La verdad es que todos tenemos necesidad de Él, como Escultor divino que quita las incrustaciones de polvo y basura que se posan sobre la imagen de Dios inscrita en nosotros. Necesitamos el perdón, que constituye el núcleo de toda verdadera reforma: reconstruyendo a la persona en su interior, se convierte también en el centro de la renovación de la comunidad.
En efecto, si se retiraran el polvo y la basura que hacen irreconocible en mí la imagen de Dios, me vuelvo verdaderamente semejante al otro, que es también imagen de Dios, y sobre todo me vuelvo semejante a Cristo, que es la imagen de Dios sin defecto ni límite alguno, el modelo según el cual todos nosotros fuimos creados. San Pablo expresa esto de modo muy concreto: “y ya no vivo yo, sino que Cristo vive en mí” (Gl 2, 20). Soy arrancado de mi aislamiento y acogido en una nueva comunidad-sujeto; mi “yo” es insertado en el “yo” de Cristo y así se une al de todos mis hermanos.

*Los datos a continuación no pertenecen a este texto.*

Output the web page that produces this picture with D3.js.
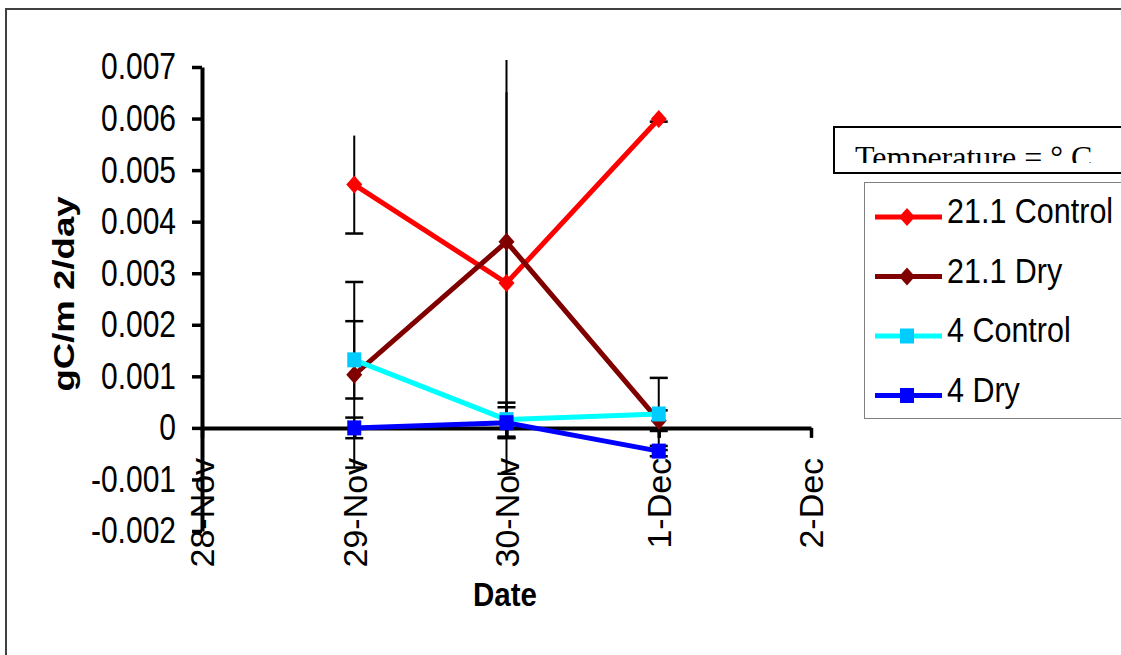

Solamente a partir de esta profundidad de renovación del individuo nace la Iglesia, nace la comunidad que une y sustenta en la vida y en la muerte. Ella es una compañía en la subida, en la realización de esa purificación que los hace capaces de la verdadera altura de ser hombres, de la compañía con Dios. A medida que se realiza la purificación, también la subida –que al principio es ardua– se va volviendo más jubilosa. Esta alegría debe transparentarse cada vez más en la Iglesia, contagiando al mundo, porque ella es la juventud del mundo.